Mais de 420 mil crianças estão a ser afetadas por níveis de escassez de água e seca extrema em três país da região da Amazónia, nomeadamente o Brasil, a Colômbia e o Peru, segundo novos dados da UNICEF, divulgados na quinta-feira. A seca recorde, que começou no ano passado, tem provocado mínimos históricos nos níveis dos rios e comprometido o acesso à educação, alimentos e serviços essenciais da população, particularmente das comunidades ribeirinhas e indígenas.
O novo relatório da Agência das Nações Unidas para a Infância (UNICEF) alerta para o impacto que a crise climática está a ter na vida das populações da região da Amazónia. Devido à seca extrema, os serviços essenciais estão paralisados, ameaçando a vida dessas populações, que dependem dos rios para transportarem água, alimentos, combustível, medicamentos ou para aceder a escolas e cuidados de saúde.
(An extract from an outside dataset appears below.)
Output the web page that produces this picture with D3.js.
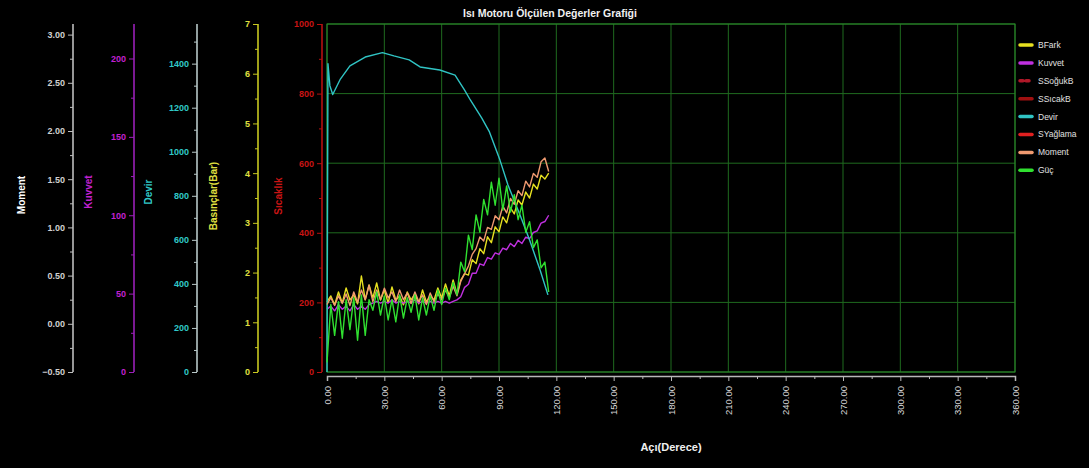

"A Amazónia tem sido o lar de valiosos recursos naturais", explica a diretora Executiva da UNICEF, Catherine Russel, no comunicado de imprensa. No entanto, "estamos a assistir à devastação de um
ecossistema vital do qual as famílias dependem e que está a privar
muitas crianças do acesso a alimentos e água adequados, a cuidados de
saúde e a escolas", afirma.
A escassez de chuva e o aquecimento do clima provocados pela crise climática fizeram com que os rios utilizados pela população amazónica para o transporte secassem, deixando as crianças com pouca comida e água e escassos acessos à escola e a cuidados de saúde, segundo a UNICEF.
“Esta seca, a pior do século passado, é uma demonstração clara de que as alterações climáticas, infelizmente, já cá estão e estão a ficar cada vez mais fortes”, afirma António Marro, responsável regional de Emergência da UNICEF, no comunicado, divulgado esta quinta-feira. "Os rios da Amazónia são as nossas estradas e estão a secar. Nem nós nem os nossos avós jamais vimos algo assim”, alerta.
António Marro explica que, "para as comunidades mais remotas, esta é realmente uma situação de risco de vida" e adianta que as crianças da região da Amazónia "estão a contrair dengue, malária e outras doenças graves e não
há forma de chegarem a um centro de saúde para receberem tratamento".
Só no Brasil, mais de 1.700 escolas e 760 centros de saúde foram encerrados ou tornados inacessíveis, ou mesmo fora de alcance, devido aos baixos níveis de água. De acordo com uma recente avaliação no terreno realizada pela UNICEF em catorze comunidades no sul da Amazónia brasileira, metade das famílias afirmou que os seus filhos não estavam a frequentar a escola devido à seca.
Mas a desgraça causada pela crise climática não se fica só pelo Brasil. Também na Amazónia colombiana, o nível dos rios caiu até 80 por cento, limitando o acesso a água potável e alimentos e interrompendo as aulas presenciais em mais de 130 escolas, aumentando assim o risco de exploração infantil por grupos armados devido ao encerramento das escolas, de acordo com a organização.
No Peru, a região de Loreto está a ser severamente afetada com mais de 50 centros de saúde inacessíveis e incêndios florestais agravados pela seca, provocando perdas de biodiversidade e poluição do ar.
A UNICEF estima que sejam necessários dez milhões de dólares (cerca de nove milhões de euros) nos próximos meses para conseguir dar resposta às necessidades mais urgentes das comunidades afetadas, incluindo a entrega de bens e medicamentos e o reforço dos serviços locais e públicos nas comunidades indígenas do Brasil, da Colômbia e do Peru.
A Amazónia, longe de ser "o pulmão do planeta", é um baluarte contra a crise climática, uma vez que ajuda a regular os padrões climáticos regionais e a sugar o carbono, porém está a ser transformada pelo aquecimento do clima e pela desflorestação. A perda global de floresta tropical prossegue ao ritmo de quase dez campos de futebol por minuto, de acordo com os dados mais recentes da Universidade de Maryland, nos EUA, divulgados na página do World Resources Institute (WRI).
Antecipando a Conferência das Nações Unidas sobre as Mudanças Climáticas (COP29), que começa na segunda-feira em Baku, no Azerbaijão, a UNICEF defende que as crianças devem estar no centro das negociações climáticas e pede ações urgentes aos líderes mundiais.
"A saúde da Amazónia afeta a saúde de todos no planeta" e "em todas as partes do mundo, as crianças estão a enfrentar as
consequências devastadoras das crises climáticas", afirma a diretora Executiva da UNICEF, Catherine Russell. “Estamos num momento crítico. As crianças devem estar no
centro das negociações sobre o clima”.